Justin Sun has staked a bold claim: Tron will become the first major blockchain to implement post-quantum cryptography, a defensive move against the theoretical but increasingly urgent threat of quantum computers breaking current elliptic curve signatures. While Bitcoin's community remains locked in debate over whether to initiate controversial coin-freezing mechanisms to protect vulnerable addresses, Sun is attempting to position Tron as the agile alternative willing to solve the problem through cryptographic migration rather than on-chain intervention. The contrast reveals a fundamental philosophical divide in how blockchain networks approach existential technical risks—and whether rapid iteration or measured consensus produces better outcomes.

Post-quantum cryptography has transitioned from academic speculation to genuine infrastructure concern. The National Institute of Standards and Technology finalized its first suite of quantum-resistant algorithms in 2022, and major technology firms have begun integration timelines. For blockchains, the stakes are asymmetrical: private keys compromised today remain vulnerable indefinitely, meaning an attacker could theoretically harvest signatures now and deploy a sufficiently powerful quantum computer later to steal billions in dormant funds.
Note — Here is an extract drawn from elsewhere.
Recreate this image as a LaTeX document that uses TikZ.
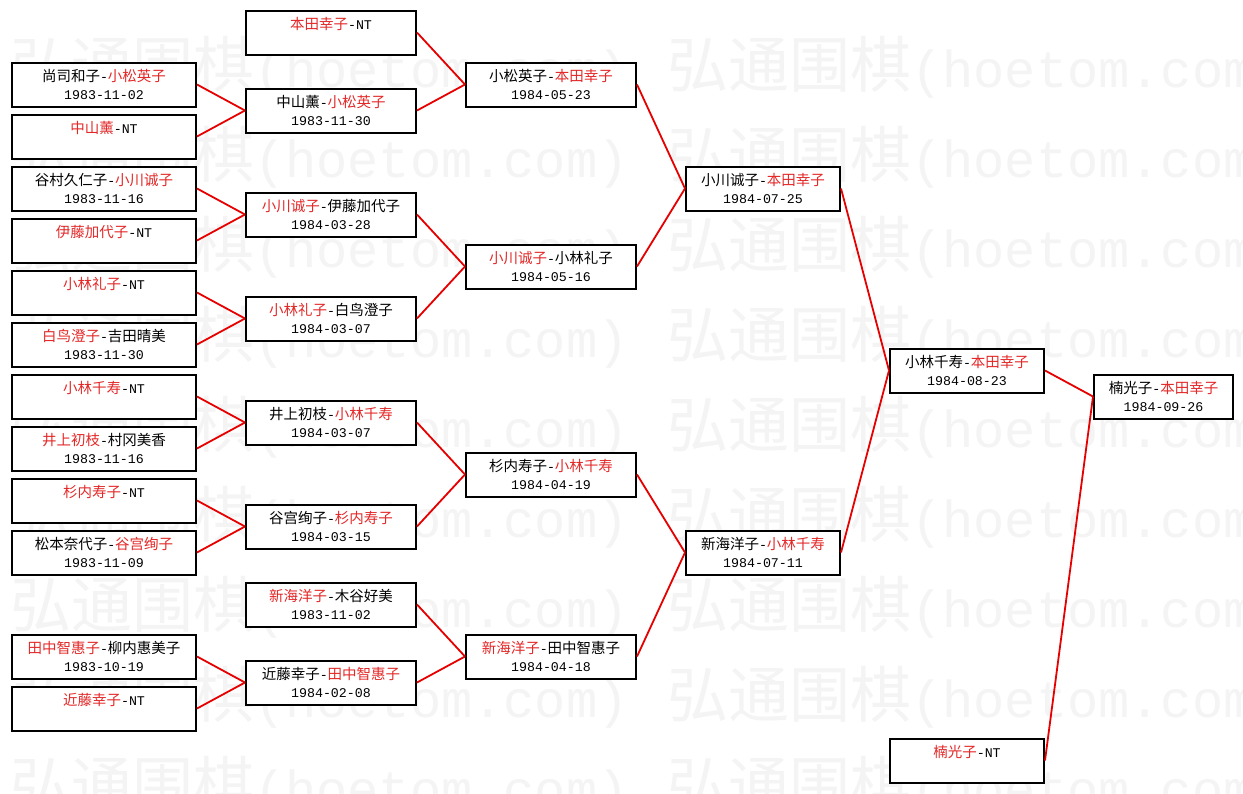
\documentclass[tikz,border=0pt]{standalone}
\usepackage{fontspec}
\setmainfont{Liberation Mono}
\newfontfamily\cjk{Noto Sans CJK SC}
\newfontfamily\mono{Liberation Mono}
\definecolor{tred}{RGB}{228,40,40}
\definecolor{lred}{RGB}{230,0,0}
\definecolor{wm}{RGB}{244,244,244}
\newcommand\K[1]{{\fontsize{14.5}{16}\selectfont\cjk #1}}
\newcommand\R[1]{{\color{tred}\fontsize{14.5}{16}\selectfont\cjk #1}}
\newcommand\hy{{\mono -}}
\newcommand\NT{{\mono NT}}
\newcommand\WM{{\fontsize{61}{61}\selectfont\cjk 弘通围棋}{\fontsize{52}{52}\selectfont\mono (hoetom.com)}}
\tikzset{
  box/.style={draw=black, line width=2pt, fill=white, rectangle, inner sep=0pt, minimum height=44pt},
  txt/.style={inner sep=0pt, anchor=center, font=\fontsize{13.3}{15}\selectfont\mono},
  conn/.style={draw=lred, line width=1.8pt},
  wmk/.style={anchor=west, inner sep=0pt, text=wm}
}
% name, left x, top y, width, first line, second line
\newcommand\bxtwo[6]{%
  \node[box, minimum width=#4pt] (#1) at ({#2+#4/2},{-#3-22.5}) {};
  \node[txt] (#1a) at ({#2+#4/2},{-#3-14}) {#5};
  \node[txt] (#1b) at ({#2+#4/2},{-#3-33}) {#6};
}
\newcommand\bxone[5]{%
  \node[box, minimum width=#4pt] (#1) at ({#2+#4/2},{-#3-22.5}) {};
  \node[txt] (#1a) at ({#2+#4/2},{-#3-14}) {#5};
}
\begin{document}
\begin{tikzpicture}[x=1pt,y=1pt]
\useasboundingbox (0,0) rectangle (1243,-793);
\fill[white] (0,0) rectangle (1243,-793);
% watermark
\begin{scope}
\clip (0,0) rectangle (1243,-793);
\foreach \k in {0,...,8}{
  \node[wmk] (wl\k) at (10,{-67-90*\k}) {\WM};
  \node[wmk] (wr\k) at (667,{-67-90*\k}) {\WM};
}
\end{scope}
% column 1
\bxtwo{A1}{12}{62}{184}{\K{尚司和子}\hy\R{小松英子}}{1983-11-02}
\bxone{A2}{12}{114}{184}{\R{中山薰}\hy\NT}
\bxtwo{A3}{12}{166}{184}{\K{谷村久仁子}\hy\R{小川诚子}}{1983-11-16}
\bxone{A4}{12}{218}{184}{\R{伊藤加代子}\hy\NT}
\bxone{A5}{12}{270}{184}{\R{小林礼子}\hy\NT}
\bxtwo{A6}{12}{322}{184}{\R{白鸟澄子}\hy\K{吉田晴美}}{1983-11-30}
\bxone{A7}{12}{374}{184}{\R{小林千寿}\hy\NT}
\bxtwo{A8}{12}{426}{184}{\R{井上初枝}\hy\K{村冈美香}}{1983-11-16}
\bxone{A9}{12}{478}{184}{\R{杉内寿子}\hy\NT}
\bxtwo{A10}{12}{530}{184}{\K{松本奈代子}\hy\R{谷宫绚子}}{1983-11-09}
\bxtwo{A11}{12}{634}{184}{\R{田中智惠子}\hy\K{柳内惠美子}}{1983-10-19}
\bxone{A12}{12}{686}{184}{\R{近藤幸子}\hy\NT}
% column 2
\bxone{B1}{246}{10}{170}{\R{本田幸子}\hy\NT}
\bxtwo{B2}{246}{88}{170}{\K{中山薰}\hy\R{小松英子}}{1983-11-30}
\bxtwo{B3}{246}{192}{170}{\R{小川诚子}\hy\K{伊藤加代子}}{1984-03-28}
\bxtwo{B4}{246}{296}{170}{\R{小林礼子}\hy\K{白鸟澄子}}{1984-03-07}
\bxtwo{B5}{246}{400}{170}{\K{井上初枝}\hy\R{小林千寿}}{1984-03-07}
\bxtwo{B6}{246}{504}{170}{\K{谷宫绚子}\hy\R{杉内寿子}}{1984-03-15}
\bxtwo{B7}{246}{582}{170}{\R{新海洋子}\hy\K{木谷好美}}{1983-11-02}
\bxtwo{B8}{246}{660}{170}{\K{近藤幸子}\hy\R{田中智惠子}}{1984-02-08}
% column 3
\bxtwo{C1}{466}{62}{170}{\K{小松英子}\hy\R{本田幸子}}{1984-05-23}
\bxtwo{C2}{466}{244}{170}{\R{小川诚子}\hy\K{小林礼子}}{1984-05-16}
\bxtwo{C3}{466}{452}{170}{\K{杉内寿子}\hy\R{小林千寿}}{1984-04-19}
\bxtwo{C4}{466}{634}{170}{\R{新海洋子}\hy\K{田中智惠子}}{1984-04-18}
% column 4
\bxtwo{D1}{686}{166}{154}{\K{小川诚子}\hy\R{本田幸子}}{1984-07-25}
\bxtwo{D2}{686}{530}{154}{\K{新海洋子}\hy\R{小林千寿}}{1984-07-11}
% column 5
\bxtwo{E1}{890}{348}{154}{\K{小林千寿}\hy\R{本田幸子}}{1984-08-23}
\bxone{E2}{890}{738}{154}{\R{楠光子}\hy\NT}
% column 6
\bxtwo{F1}{1094}{374}{139}{\K{楠光子}\hy\R{本田幸子}}{1984-09-26}
% connectors
\foreach \c/\p in {A1/B2,A2/B2,A3/B3,A4/B3,A5/B4,A6/B4,A7/B5,A8/B5,A9/B6,A10/B6,A11/B8,A12/B8,
  B1/C1,B2/C1,B3/C2,B4/C2,B5/C3,B6/C3,B7/C4,B8/C4,
  C1/D1,C2/D1,C3/D2,C4/D2,D1/E1,D2/E1,E1/F1,E2/F1}
  \draw[conn] (\c.east) -- (\p.west);
\end{tikzpicture}
\end{document}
Bitcoin's response has been cautious, with proposals like OP_EVICT attempting to freeze unspent outputs tied to compromised keys—a solution that trades technical elegance for governance complexity and precedent-setting concerns.

Tron's proposed approach, by contrast, would sidestep the philosophical minefield entirely by upgrading the underlying cryptographic primitives themselves. The network could theoretically implement hybrid signature schemes, allowing quantum-resistant keys alongside legacy ECDSA support during a gradual transition period. Such a migration faces substantial engineering challenges: wallet infrastructure requires updates, validator consensus mechanisms must handle new signature formats, and backward compatibility cannot be assumed without careful protocol design. Yet the conceptual simplicity appeals to networks eager to demonstrate technical leadership and forward-thinking governance.

The critical caveat: Sun has announced ambition without releasing technical specifications, implementation timelines, or community review processes. Quantum cryptography migration is not trivial—Ethereum, Solana, and other Layer 1 networks have invested years in related research without committing to deployment dates. Tron's willingness to move first could either establish industry leadership or become a cautionary tale in premature standardization. The next phase will determine whether Sun's positioning translates into executable protocol development or remains purely rhetorical advantage-taking over Bitcoin's more conservative consensus model. How Tron navigates this transition may ultimately define whether early movers in cryptographic infrastructure gain genuine security benefits or merely accumulate technical debt.